I’d been working full-time for a few years and convinced myself I deserved it. In reality, my $400 monthly car payment sucked up a large portion of my income and left me living paycheck to paycheck.
That payment made covering rent, food, college, and other expenses difficult. I would have been much better off with a more affordable vehicle.
The lesson: be realistic with spending. Avoid high fixed costs that prevent you from saving and building stability.
I waited to start investing.
I often tell people the first step to investing is to just begin, but I didn’t follow my own advice. Even as a financial analyst working with businesses, I was intimidated by investing my own money.
I delayed investing for far too long, letting cash sit idle in a bank account. That was a missed opportunity for growth.
Investing can feel scary and overwhelming, but it’s essential for long-term goals like retirement, handling unexpected events, and allowing your money to grow.
Taking small steps, learning the basics, and starting early are powerful habits that compound over time.
I spent way too much money on clothing.
When I worked at a clothing store for about five years, I often spent more on clothes than I earned, even with an employee discount. The temptation to buy every shift was real.
Looking back, I’m surprised I avoided credit card debt. Now I spend very little on clothing and focus on quality and pieces I will actually wear for years.
The shift from buying trends to selecting durable, useful items made my life simpler and my finances healthier.
I cared too much about keeping up with others.
I used to worry a lot about how I appeared to others and bought the latest items to fit in. This “keeping up with the Joneses” mentality is common and dangerous.
Trying to match others’ lifestyles can drain your finances, push you to use credit, and leave you with expenses you don’t truly value. I once had high monthly costs and lived paycheck to paycheck because of this mindset.
Now I buy what I actually want, stop competing with others, and am much happier and less stressed financially.
I thought everything I was doing was normal.
Before improving my money management, I assumed my financial habits were normal. I believed everyone carried credit card debt, student loans, car payments, cable bills, and expensive phones.
That mindset allowed poor habits to persist and kept me financially stressed. I no longer want to be “normal” if normal means never achieving financial freedom.
Today I aim to retire early, travel, be debt-free, and avoid keeping up with others. My perspective on money and life changed dramatically in just a few years.
I took part in emotional spending.
Emotional spending used to be a frequent response to stress or a bad day. I rationalized purchases by rewarding myself for working hard, but these buys didn’t solve the underlying issues.
Emotional spending is a harmful habit.
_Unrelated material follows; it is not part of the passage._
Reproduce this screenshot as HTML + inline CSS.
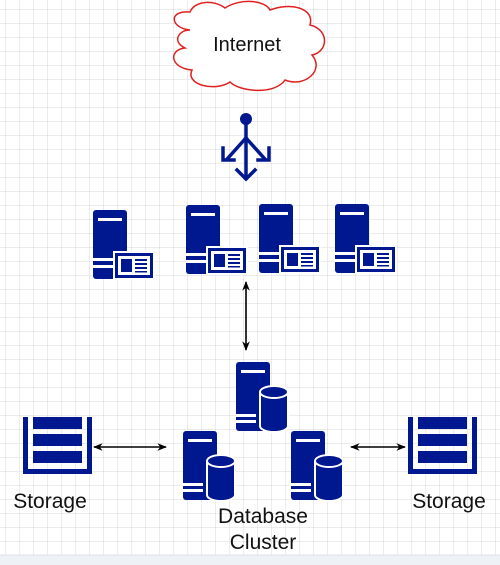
<!DOCTYPE html>
<html><head><style>
html,body{margin:0;padding:0;width:500px;height:565px;overflow:hidden;background:#fff}
svg{display:block}
text{font-family:"Liberation Sans",sans-serif;fill:#111}
</style></head><body>
<svg width="500" height="565" viewBox="0 0 500 565">
<defs>
<pattern id="g" width="14" height="14" patternUnits="userSpaceOnUse" x="6" y="10">
<path d="M14 0V14M0 14H14" fill="none" stroke="#d9d9d9" stroke-width="1"/>
</pattern>
<g id="web">
<rect x="0" y="0" width="34" height="69" rx="3" fill="#00188f"/>
<rect x="5" y="8" width="24" height="3" fill="#fff"/>
<rect x="0" y="48" width="22" height="3" fill="#fff"/>
<rect x="0" y="55" width="22" height="3" fill="#fff"/>
<rect x="20" y="41" width="42" height="29" fill="#fff"/>
<rect x="22" y="43" width="38" height="25" fill="#00188f"/>
<rect x="25" y="46" width="32" height="19" fill="#fff"/>
<rect x="28" y="49" width="11" height="13" fill="#00188f"/>
<rect x="42" y="49" width="12" height="2" fill="#00188f"/>
<rect x="42" y="53" width="12" height="2" fill="#00188f"/>
<rect x="42" y="57" width="12" height="2" fill="#00188f"/>
<rect x="42" y="61" width="12" height="1.5" fill="#00188f"/>
</g>
<g id="db">
<rect x="0" y="0" width="34" height="69" rx="3" fill="#00188f"/>
<rect x="5" y="8" width="24" height="3" fill="#fff"/>
<rect x="0" y="52" width="20" height="3" fill="#fff"/>
<rect x="0" y="58" width="20" height="3" fill="#fff"/>
<path d="M24 30 a14 6 0 0 1 28 0 v34 a14 6 0 0 1 -28 0z" fill="#00188f" stroke="#fff" stroke-width="2"/>
<path d="M24 30 a14 6 0 0 0 28 0" fill="none" stroke="#fff" stroke-width="2"/>
</g>
<g id="stor">
<rect x="0" y="0" width="5" height="57" fill="#00188f"/>
<rect x="64" y="0" width="5" height="57" fill="#00188f"/>
<rect x="0" y="52" width="69" height="5" fill="#00188f"/>
<rect x="10" y="0" width="49" height="12" fill="#00188f"/>
<rect x="10" y="17" width="49" height="12" fill="#00188f"/>
<rect x="10" y="34" width="49" height="12" fill="#00188f"/>
</g>
<marker id="ah" viewBox="0 0 10 10" refX="9" refY="5" markerWidth="6" markerHeight="6" orient="auto-start-reverse">
<path d="M0 1L10 5L0 9L3 5z" fill="#000"/>
</marker>
</defs>
<rect width="500" height="555" fill="url(#g)"/>
<rect y="555" width="500" height="10" fill="#eef2f7"/>
<line x1="0" y1="555" x2="500" y2="555" stroke="#dde3ea"/>
<path d="M190 30 C170 28 168 10 190 12 C195 0 215 0 225 8 C240 -2 265 0 270 10 C290 2 315 8 310 25 C330 30 328 52 312 55 C325 70 305 88 285 80 C275 95 240 92 230 82 C215 92 185 85 192 70 C170 68 168 50 185 48 C172 42 178 30 190 30Z" fill="#fff" stroke="#e02020" stroke-width="1.5"/>
<text x="247" y="51" font-size="20" text-anchor="middle">Internet</text>
<g stroke="#00188f" stroke-width="3.5" fill="none" stroke-linecap="square">
<line x1="246" y1="120" x2="246" y2="178"/>
<path d="M246 138 L228 158 M246 138 L264 158"/>
<path d="M223 148 V160 H234"/>
<path d="M269 148 V160 H258"/>
<path d="M237 170 L246 179 L255 170"/>
</g>
<circle cx="246" cy="119" r="6" fill="#00188f"/>
<use href="#web" x="93" y="210"/>
<use href="#web" x="186" y="205"/>
<use href="#web" x="259" y="204"/>
<use href="#web" x="335" y="204"/>
<line x1="246" y1="282" x2="246" y2="350" stroke="#000" stroke-width="1.6" marker-start="url(#ah)" marker-end="url(#ah)"/>
<use href="#db" x="236" y="362"/>
<use href="#db" x="183" y="431"/>
<use href="#db" x="291" y="431"/>
<use href="#stor" x="23" y="417"/>
<use href="#stor" x="408" y="417"/>
<line x1="94" y1="447" x2="166" y2="447" stroke="#000" stroke-width="1.6" marker-start="url(#ah)" marker-end="url(#ah)"/>
<line x1="351" y1="447" x2="405" y2="447" stroke="#000" stroke-width="1.6" marker-start="url(#ah)" marker-end="url(#ah)"/>
<text x="50" y="508" font-size="21" text-anchor="middle">Storage</text>
<text x="449" y="508" font-size="21" text-anchor="middle">Storage</text>
<text x="263" y="523" font-size="21" text-anchor="middle">Database</text>
<text x="263" y="549" font-size="21" text-anchor="middle">Cluster</text>
</svg>
</body></html>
For many households, it contributes to significant credit card debt. To stop emotional spending, try:
- Calculating the total debt you carry so you see the real impact of your purchases.
- Understanding why you spend when stressed to break the cycle.
- Keeping financial goals in mind to stay motivated.
- Finding healthier ways to manage stress.
- Sticking to a budget.
What money mistakes have you made? What did you learn from them?